== Given request ==
Begin with the first line of the listing and quote every line through the one containing "labels = [str(i) for i in range(82)]"; give only those lines.

== Dataset rows ==

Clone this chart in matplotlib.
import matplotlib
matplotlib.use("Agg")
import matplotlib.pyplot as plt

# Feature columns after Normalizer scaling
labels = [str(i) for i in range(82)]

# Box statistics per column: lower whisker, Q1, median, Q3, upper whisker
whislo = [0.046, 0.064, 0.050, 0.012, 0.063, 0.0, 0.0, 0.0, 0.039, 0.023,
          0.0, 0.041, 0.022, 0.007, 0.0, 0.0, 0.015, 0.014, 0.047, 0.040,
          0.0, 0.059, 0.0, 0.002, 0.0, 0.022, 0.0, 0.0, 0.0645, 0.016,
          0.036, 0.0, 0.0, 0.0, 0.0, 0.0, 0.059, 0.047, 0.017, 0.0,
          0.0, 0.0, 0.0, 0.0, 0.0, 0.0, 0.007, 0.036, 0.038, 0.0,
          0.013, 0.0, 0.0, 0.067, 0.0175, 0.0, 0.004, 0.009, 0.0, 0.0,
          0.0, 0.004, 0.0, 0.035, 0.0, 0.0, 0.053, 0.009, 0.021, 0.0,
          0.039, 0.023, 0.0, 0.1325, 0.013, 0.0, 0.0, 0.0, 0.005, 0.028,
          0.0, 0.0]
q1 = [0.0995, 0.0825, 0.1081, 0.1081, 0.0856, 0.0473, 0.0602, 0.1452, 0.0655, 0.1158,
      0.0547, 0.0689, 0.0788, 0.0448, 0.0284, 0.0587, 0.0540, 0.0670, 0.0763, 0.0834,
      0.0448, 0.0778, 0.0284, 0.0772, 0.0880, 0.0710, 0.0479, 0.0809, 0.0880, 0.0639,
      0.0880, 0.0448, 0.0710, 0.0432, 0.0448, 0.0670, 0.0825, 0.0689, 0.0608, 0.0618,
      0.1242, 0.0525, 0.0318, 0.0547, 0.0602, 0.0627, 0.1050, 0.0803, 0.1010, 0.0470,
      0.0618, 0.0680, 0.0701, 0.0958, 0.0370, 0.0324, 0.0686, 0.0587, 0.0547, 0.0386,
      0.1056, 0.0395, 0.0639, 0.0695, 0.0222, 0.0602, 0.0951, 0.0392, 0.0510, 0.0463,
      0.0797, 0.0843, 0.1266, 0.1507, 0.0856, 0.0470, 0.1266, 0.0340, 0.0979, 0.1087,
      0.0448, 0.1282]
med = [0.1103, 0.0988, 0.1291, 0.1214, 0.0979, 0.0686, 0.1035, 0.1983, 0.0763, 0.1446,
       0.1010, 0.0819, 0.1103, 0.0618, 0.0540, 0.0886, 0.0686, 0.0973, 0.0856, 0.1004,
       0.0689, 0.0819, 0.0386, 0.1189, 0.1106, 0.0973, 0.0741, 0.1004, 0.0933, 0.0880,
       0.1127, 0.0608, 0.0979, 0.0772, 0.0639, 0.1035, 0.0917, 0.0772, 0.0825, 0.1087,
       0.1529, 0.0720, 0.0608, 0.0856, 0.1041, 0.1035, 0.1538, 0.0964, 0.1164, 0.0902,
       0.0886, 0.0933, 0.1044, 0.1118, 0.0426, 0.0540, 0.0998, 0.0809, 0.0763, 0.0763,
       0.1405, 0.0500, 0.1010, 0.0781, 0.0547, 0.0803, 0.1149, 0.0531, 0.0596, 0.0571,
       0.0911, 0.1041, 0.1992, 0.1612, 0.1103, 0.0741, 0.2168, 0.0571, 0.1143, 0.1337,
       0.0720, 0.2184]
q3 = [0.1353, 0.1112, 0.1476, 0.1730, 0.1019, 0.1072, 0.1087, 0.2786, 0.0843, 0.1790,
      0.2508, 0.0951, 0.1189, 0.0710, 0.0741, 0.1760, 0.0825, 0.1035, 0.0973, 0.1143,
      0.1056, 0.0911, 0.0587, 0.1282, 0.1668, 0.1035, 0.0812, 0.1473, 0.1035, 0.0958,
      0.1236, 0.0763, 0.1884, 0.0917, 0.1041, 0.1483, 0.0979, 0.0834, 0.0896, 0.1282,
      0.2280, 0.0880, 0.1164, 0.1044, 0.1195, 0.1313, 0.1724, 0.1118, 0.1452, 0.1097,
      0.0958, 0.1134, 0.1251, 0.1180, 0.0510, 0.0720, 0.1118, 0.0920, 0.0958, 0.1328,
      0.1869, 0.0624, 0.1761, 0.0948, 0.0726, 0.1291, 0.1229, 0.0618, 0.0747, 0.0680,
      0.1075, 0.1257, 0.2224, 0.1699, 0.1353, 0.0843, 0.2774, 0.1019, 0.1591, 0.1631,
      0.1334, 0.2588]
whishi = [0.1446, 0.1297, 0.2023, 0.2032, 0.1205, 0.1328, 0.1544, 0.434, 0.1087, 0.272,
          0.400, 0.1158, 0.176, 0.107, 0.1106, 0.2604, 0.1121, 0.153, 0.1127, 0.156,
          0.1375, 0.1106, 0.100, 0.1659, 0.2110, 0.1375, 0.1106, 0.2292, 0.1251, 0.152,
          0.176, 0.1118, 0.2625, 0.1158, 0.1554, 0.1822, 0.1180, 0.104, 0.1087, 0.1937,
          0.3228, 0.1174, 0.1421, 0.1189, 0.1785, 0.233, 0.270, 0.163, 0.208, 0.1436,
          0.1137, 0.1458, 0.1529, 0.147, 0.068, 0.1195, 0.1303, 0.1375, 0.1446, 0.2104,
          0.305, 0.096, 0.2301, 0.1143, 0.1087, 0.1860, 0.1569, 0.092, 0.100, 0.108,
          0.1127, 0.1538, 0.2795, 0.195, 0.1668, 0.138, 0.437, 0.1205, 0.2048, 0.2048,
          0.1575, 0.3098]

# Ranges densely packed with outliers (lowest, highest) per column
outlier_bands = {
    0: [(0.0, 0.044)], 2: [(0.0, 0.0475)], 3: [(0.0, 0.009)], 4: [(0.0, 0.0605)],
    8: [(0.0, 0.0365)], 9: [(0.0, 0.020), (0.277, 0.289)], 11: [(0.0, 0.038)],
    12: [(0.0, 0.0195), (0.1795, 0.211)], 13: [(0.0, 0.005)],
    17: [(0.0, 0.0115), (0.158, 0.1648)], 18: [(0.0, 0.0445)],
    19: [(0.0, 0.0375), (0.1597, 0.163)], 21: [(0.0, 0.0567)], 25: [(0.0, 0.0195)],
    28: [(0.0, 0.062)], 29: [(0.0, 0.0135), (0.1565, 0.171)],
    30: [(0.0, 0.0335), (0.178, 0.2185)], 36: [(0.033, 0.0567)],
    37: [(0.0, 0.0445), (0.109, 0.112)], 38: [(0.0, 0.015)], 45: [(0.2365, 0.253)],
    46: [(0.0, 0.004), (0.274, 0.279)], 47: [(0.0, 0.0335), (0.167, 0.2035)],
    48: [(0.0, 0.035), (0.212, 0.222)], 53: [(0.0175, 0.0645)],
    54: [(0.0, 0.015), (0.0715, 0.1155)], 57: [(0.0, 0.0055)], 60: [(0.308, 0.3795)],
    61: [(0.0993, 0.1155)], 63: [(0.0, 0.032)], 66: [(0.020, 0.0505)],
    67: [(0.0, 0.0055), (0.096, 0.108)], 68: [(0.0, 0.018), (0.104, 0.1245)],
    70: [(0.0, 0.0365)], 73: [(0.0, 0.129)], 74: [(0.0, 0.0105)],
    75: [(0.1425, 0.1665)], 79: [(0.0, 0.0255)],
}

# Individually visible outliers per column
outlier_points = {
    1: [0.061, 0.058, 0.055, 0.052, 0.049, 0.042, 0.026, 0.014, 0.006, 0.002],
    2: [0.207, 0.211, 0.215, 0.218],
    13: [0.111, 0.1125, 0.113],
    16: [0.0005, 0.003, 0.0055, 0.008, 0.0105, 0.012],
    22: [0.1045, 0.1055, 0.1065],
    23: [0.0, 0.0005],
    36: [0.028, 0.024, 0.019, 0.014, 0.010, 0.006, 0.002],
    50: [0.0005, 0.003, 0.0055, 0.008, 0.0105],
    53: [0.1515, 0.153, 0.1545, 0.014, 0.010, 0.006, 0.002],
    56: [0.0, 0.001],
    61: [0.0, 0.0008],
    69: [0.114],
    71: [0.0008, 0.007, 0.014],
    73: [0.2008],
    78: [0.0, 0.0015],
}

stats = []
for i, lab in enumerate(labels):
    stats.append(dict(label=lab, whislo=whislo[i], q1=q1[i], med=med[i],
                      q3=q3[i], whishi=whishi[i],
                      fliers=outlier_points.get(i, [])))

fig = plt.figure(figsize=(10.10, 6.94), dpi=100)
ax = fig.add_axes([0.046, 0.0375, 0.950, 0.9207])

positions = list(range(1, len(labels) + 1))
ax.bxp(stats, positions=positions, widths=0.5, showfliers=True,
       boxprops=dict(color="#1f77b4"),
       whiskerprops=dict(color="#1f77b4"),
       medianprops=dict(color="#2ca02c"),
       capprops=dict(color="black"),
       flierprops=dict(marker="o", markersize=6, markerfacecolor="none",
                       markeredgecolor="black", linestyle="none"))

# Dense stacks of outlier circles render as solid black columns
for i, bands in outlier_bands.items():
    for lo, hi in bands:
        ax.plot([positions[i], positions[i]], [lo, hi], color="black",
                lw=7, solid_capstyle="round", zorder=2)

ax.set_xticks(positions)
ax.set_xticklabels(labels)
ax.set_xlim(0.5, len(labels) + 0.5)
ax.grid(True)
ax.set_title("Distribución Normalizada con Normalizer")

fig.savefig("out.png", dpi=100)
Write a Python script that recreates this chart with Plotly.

== Result ==
Clone this chart in matplotlib.
import matplotlib
matplotlib.use("Agg")
import matplotlib.pyplot as plt

# Feature columns after Normalizer scaling
labels = [str(i) for i in range(82)]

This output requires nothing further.